Industries We Think Deeply About at Adaptiv: Culture, Health & Climate

Artificial intelligence is often discussed in terms of scale, speed, and efficiency. These are not trivial concerns. However, when AI systems are deployed in domains where decisions directly affect human wellbeing, environmental stability, or cultural continuity, a different set of priorities becomes necessary.
At Adaptiv, our work has evolved from a strong focus on education into a broader engagement with culture, health, and climate. This expansion reflects the same line of thinking outlined in our earlier post, where we argued that intelligence systems must be grounded in the contexts they seek to serve.
These are domains where decisions carry real human consequences.
From Education to a Broader Field of Inquiry
Education was a natural starting point. It sits at the intersection of knowledge, access, and long-term societal outcomes. Work in education made one reality clear: intelligence systems do not operate in isolation. They shape how people interpret information, how they make choices, and how they relate to institutions and to one another. But this insight led to a broader question: In which domains does AI most strongly influence human sensemaking and behaviour?
The answer consistently pointed to culture, health, and climate - fields where uncertainty is high, context is essential, and the cost of misinterpretation is significant.
Culture: Intelligence Is Never Context-Free
Culture is rarely treated as an industry, yet it underlies every domain in which intelligence systems operate. AI models encode assumptions about what constitutes relevance, normality, risk, and value. These assumptions are not universal.
In culturally diverse societies, systems trained or designed without contextual grounding can misinterpret signals, flatten nuance, and reinforce dominant narratives at the expense of local meaning. This is not a cosmetic problem. It affects how people trust systems, how advice is acted upon, and how technology integrates into daily life.
At Adaptiv, culture is treated as an analytical layer. We study how context shapes interpretation and how intelligence systems can remain legible and accountable across linguistic, social, and environmental differences. This perspective informs all downstream work, particularly in domains where public understanding is critical.
Health: Where Information Shapes Behaviour
Health is one of the most sensitive environments for AI deployment. Decisions influenced by health-related intelligence can alter behaviour, increase or reduce anxiety, and affect long-term outcomes.
A recurring issue in health technology is the assumption that more information necessarily leads to better decisions. Research and lived experience suggest otherwise. Excessive alerts, poorly contextualised risk indicators, and abstract metrics often overwhelm rather than empower.
Our approach treats health intelligence as a decision-support problem, not a prediction problem. The focus is on relevance, timing, and interpretability. Systems must respect uncertainty, acknowledge limits, and avoid presenting probabilistic outputs as deterministic truths.
Health AI must be designed with behavioural consequences in mind. This requires interdisciplinary thinking—drawing from public health, behavioural science, and human-computer interaction—not just model optimisation.

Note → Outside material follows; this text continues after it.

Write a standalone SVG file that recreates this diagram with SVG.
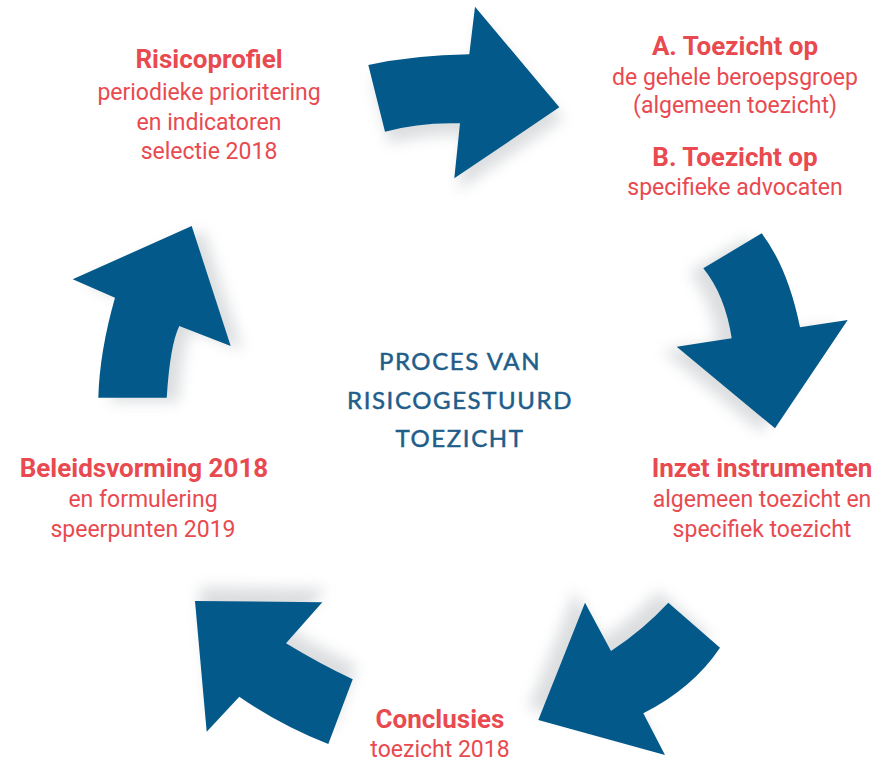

Climate: Translating Complexity Into Actionable Understanding
Climate and environmental systems present a different but equally challenging landscape. Unlike popular notion, data abundance is not the primary constraint in climate tech. It is interpretation. Environmental intelligence often fails at the point of translation. Highly granular data is made available without sufficient guidance on how it should inform everyday decisions. As a result, individuals and institutions are left navigating contradictory signals, unclear thresholds, and fluctuating indicators.
Adaptiv’s work in climate-related intelligence focuses on sensemaking under uncertainty. The question is not only what the data shows, but how it should be understood in specific contexts and timeframes. Effective systems must bridge the gap between scientific measurement and human-scale decision-making.
This requires close attention to temporal dynamics, regional variability, and the cognitive load placed on users. Climate intelligence that induces paralysis or panic is not functionally intelligent.
A Unifying Principle: Human Consequence
What unites culture, health, and climate is not their thematic similarity, but their impact profile. Decisions in these domains shape behaviour, wellbeing, and long-term resilience. Errors propagate quickly and are difficult to reverse.
For this reason, Adaptiv approaches these fields with an emphasis on:
👉 Contextual grounding over abstraction
👉 Interpretability over raw performance
👉 Responsibility over neutrality claims
This orientation demands slower research cycles, interdisciplinary collaboration, and a willingness to question inherited assumptions about what AI is “for”.
Towards Responsible Intelligence
Broadening our focus beyond education was not an expansion of scope for its own sake. It was a methodological necessity. As AI systems become more embedded in public and personal decision-making, the cost of shallow design increases.
Adaptiv’s work across culture, health, and climate reflects a commitment to building intelligence that is not only technically sound, but socially legible and contextually responsible. These domains demand it.
In the long run, the measure of AI will not be how fast it scales, but how well it supports human judgement in the places where it matters most.